Epic Completes Structural Testing Program for E1000 | Flying Magazine

Epic Completes Structural Testing Program for E1000

Single-engine turboprop closes in on certification.

Epic e1000

Epic's PT6A-powered E1000 is expected to achieve certification by the end of the year.

Epic Aircraft

Epic Aircraft announced it has completed the structural testing program for the Epic E1000 single-engine turboprop. The company has been flying two test airplanes, FT1 with more than 525 flight hours and the fully conforming FT2, which started flying in January, with more than 100 flight hours. Flight testing with designated FAA test pilots has begun and they will start flying FT2 next week.
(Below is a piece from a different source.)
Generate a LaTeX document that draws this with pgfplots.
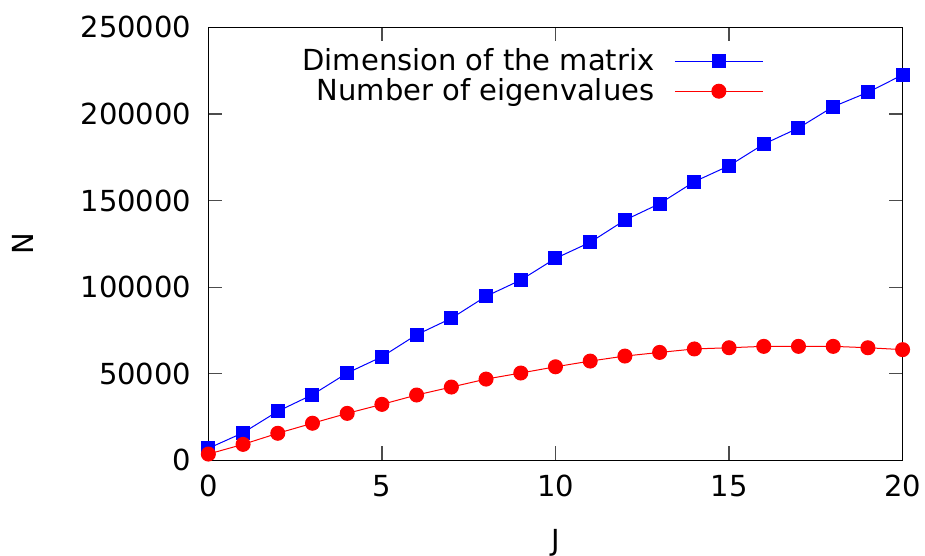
\documentclass[border=0pt]{standalone}
\usepackage{fontspec}
\setmainfont{DejaVu Sans}
\usepackage{pgfplots}
\pgfplotsset{compat=1.18}
\begin{document}
\begin{tikzpicture}
\begin{axis}[
  name=ax,
  scale only axis,
  width=347.2pt, height=216.5pt,
  font=\fontsize{14.5}{17}\selectfont,
  xmin=0, xmax=20, ymin=0, ymax=250000,
  xtick={0,5,10,15,20},
  ytick={0,50000,100000,150000,200000,250000},
  yticklabels={0,50000,100000,150000,200000,250000},
  scaled y ticks=false,
  /pgf/number format/assume math mode=true,
  tick align=inside,
  major tick length=7pt,
  every tick/.style={black!70, line width=0.6pt},
  axis line style={black, line width=0.8pt},
  xlabel={J}, ylabel={N},
  xlabel style={at={(axis description cs:0.5,-0.19)}, anchor=center},
  ylabel style={at={(axis description cs:-0.2676,0.5)}, anchor=center},
  xticklabel style={yshift=-4pt},
  yticklabel style={xshift=-5pt},
  legend cell align=right,
  legend plot pos=right,
  legend style={at={(axis description cs:0.80,0.961)}, anchor=north east, draw=none, fill=none,
    /tikz/column sep=8pt, /tikz/row sep=-1.5pt, inner sep=0pt},
  legend image code/.code={\draw[mark repeat=2,mark phase=2,#1] plot coordinates {(0pt,0pt)(22pt,0pt)(44pt,0pt)};},
]
\addplot[blue, line width=0.5pt, mark=square*, mark size=3.25pt, mark options={fill=blue}] coordinates {
(0,6900) (1,15900) (2,28300) (3,37900) (4,50400) (5,59800) (6,72500) (7,82000) (8,94700) (9,104100)
(10,116600) (11,125900) (12,138700) (13,148200) (14,160900) (15,170100) (16,182600) (17,191900)
(18,204200) (19,212500) (20,222600)};
\addlegendentry{Dimension of the matrix}
\addplot[red, line width=0.5pt, mark=*, mark size=3.5pt, mark options={fill=red}] coordinates {
(0,3600) (1,9200) (2,15600) (3,21400) (4,27100) (5,32300) (6,37700) (7,42300) (8,46900) (9,50400)
(10,54000) (11,57300) (12,60200) (13,62300) (14,64300) (15,65000) (16,65800) (17,65800)
(18,65800) (19,65000) (20,63900)};
\addlegendentry{Number of eigenvalues}
\end{axis}
\pgfresetboundingbox
\path[use as bounding box] ([xshift=-104.2pt,yshift=-47.8pt]ax.south west) rectangle ([xshift=11.2pt,yshift=13.7pt]ax.north east);
\end{tikzpicture}
\end{document}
Some highlights of the structural testing that the Epic airplane has gone through is pressurization testing to 18 PSI and ultimate load testing to 19,044 pounds and 31 inches of wing deflection. More than 50 conditions were run through with the control systems, such as abrupt full control deflections with the airplane loaded and unloaded.

The company has purchased the former Columbia/Cessna facility on the east side of the runway at the Bend Municipal Airport, expanding its footprint to more than 300,000 square feet. The certified E1000 is expected to cruise at 325 knots and have a range of 1,650 nm with a 45 gph fuel burn. Full fuel payload is an impressive 1,100 pounds.

Epic is working on type certification and production certification concurrently and expects the FAA sign-off by the end of this year with first deliveries early next year. The initial production schedule is for eight to 12 airplanes in 2019, ramping up to 24 in 2020 and eventually 50 deliveries in 2022 and beyond. Epic has taken deposits for more than 85 E1000s.